SEAR DevBlog, week of 10/27: One week to go
- Adam Nicolai

- Oct 31
- 3 min read

I've decided to take that extra week before releasing the public prototype. We are very close to a final revamp on the game logo and completing implementation on the last reswave, and both things would benefit the prototype enough to wait and make sure they're in.
Here's where we made progress this week:
Logo redesign: Starting more or less from scratch, we've been conducting an iterative process over the course of the week that's involved different colors, shapes, letter connections, fonts - the whole thing. The logo above is pretty close to where we're going to end up.
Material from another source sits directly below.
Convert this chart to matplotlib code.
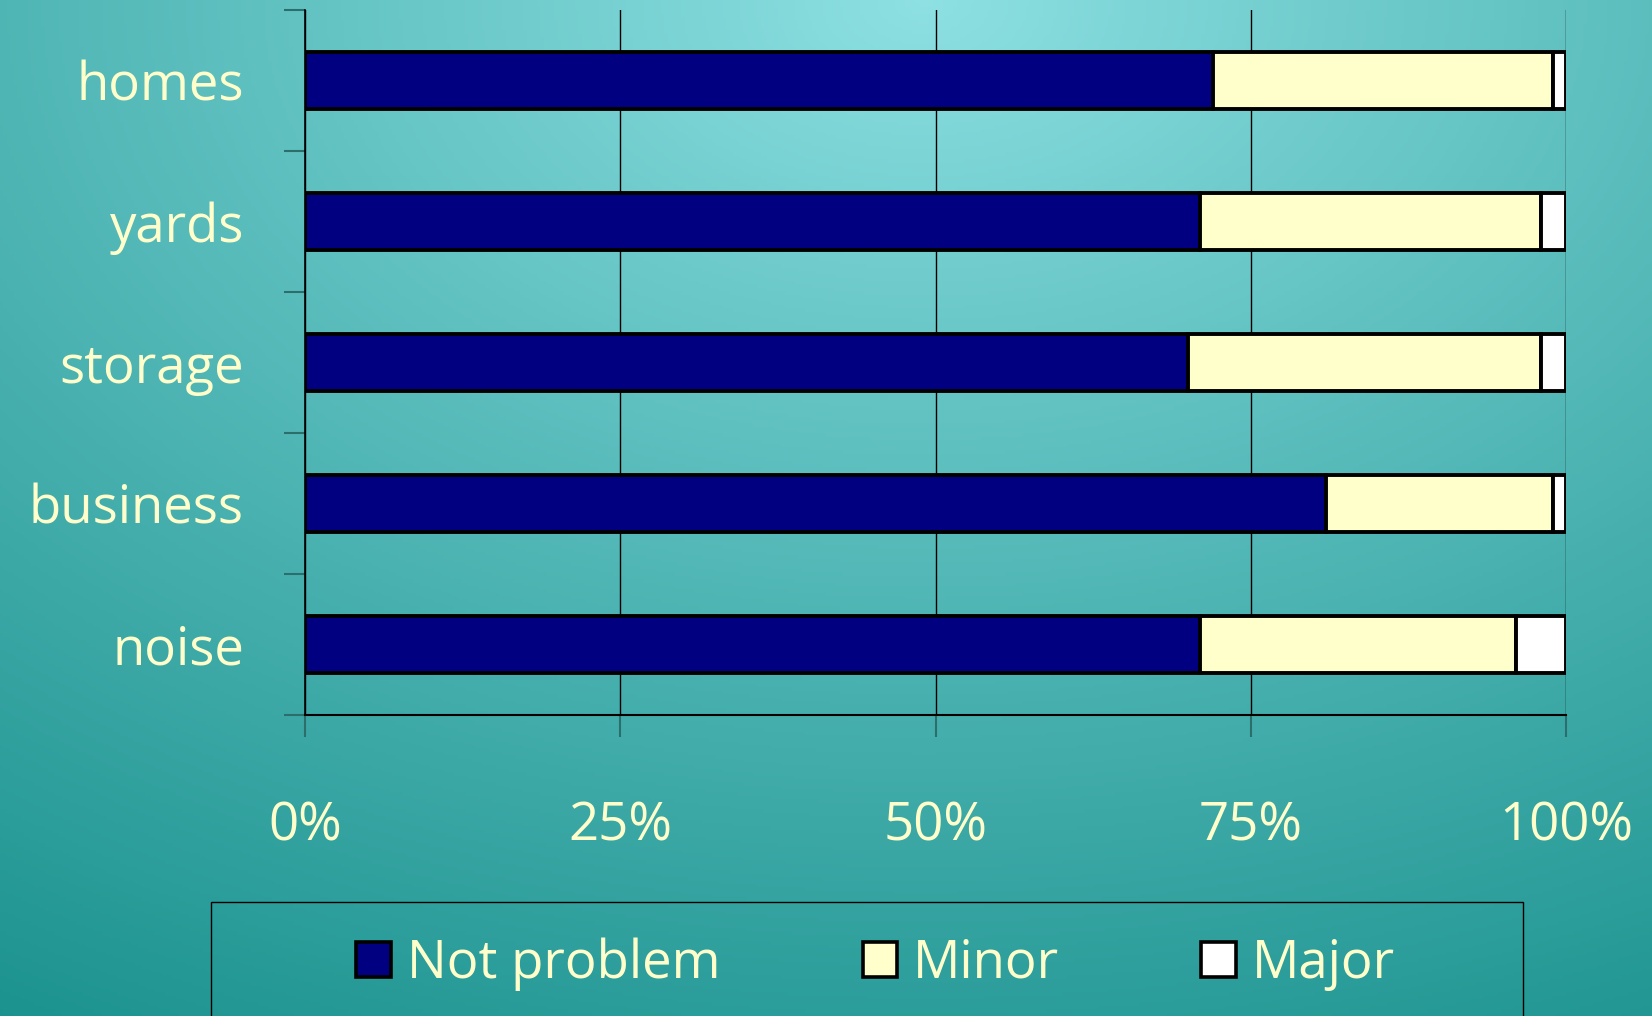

Without rehashing every step we took to get here, what I like about it is that the tops of the R and the S hint at a single long oval - kind of like a racetrack. In fact we explored that direction more deeply with some other models:


What I like about all these designs is that the racetrack oval is subverted; you have the intimation of the typical race, but the track jukes away from where it's expected to go - either down into the angle of the A or straight off into the distance, implying an infinite track, which is exactly how SEAR phases work! So I'm kind of excited about the symbology here. Ultimately I felt like the oval was just a bit too on the nose and I have a really cool idea for how to animate into a logo with the shape of that top one on the title screen and website, etc. so that's the direction we're leaning. It should be finalized next week, and that coupled with some of the vehicle redesigns should finally let us update some of those pending box art images and get these art design dominoes falling.
The last reswave: This is an optional laser fire mechanic present in phases 3 & 6 which allows the player to destroy the vehicle ahead of them (if there is one). Due to the fact that it's not always available, it destroys another vehicle, it requires live position tracking, and its musical triggers are on the half-beat, it's by far the trickiest reswave. Which is why it's taken so long to reach final implementation despite having a working shell for months. We figured out some key parts of the visual language to communicate this reswave's prompts in a hopefully intuitive manner this week, parallel to working on the nuts and bolts of getting it working in game how it's supposed to. One more week should be enough to get it operational and tested. If not, we'll launch without it and patch it in asap.
Wave sensor: This bad boy is now generating a single new object for every reswave that needs prompting, just as planned. It works really well, if still on placeholder visuals. Once the particle effects are in I think it will really pop. The blueprint also needs some rewriting to make it more scalable and the objects a bit more self-contained.
Bug fixes and redesigns: I finally fixed a stubborn bad reference in the ABP that's been haunting me for months, which required several different approaches before I found the right one and a fairly heavy rewrite of some of the animation logic. On top of that we had continuing updates to the Pause menu, per-phase reach calculations, voice lines, and physics.
Physics continues to have some irritating flaws unfortunately. While the vehicle is no longer flipping, when all boosts are lining up it does have a tendency to go airborne and stay there. It's a fairly infrequent bug, so I don't think it should delay a prototype, but it definitely needs to be under control before the final demo. This is the biggest flaw in the game right now but it's also the most subject to budget constraints, which is a nasty combination. We'll get there one way or another, hopefully soon.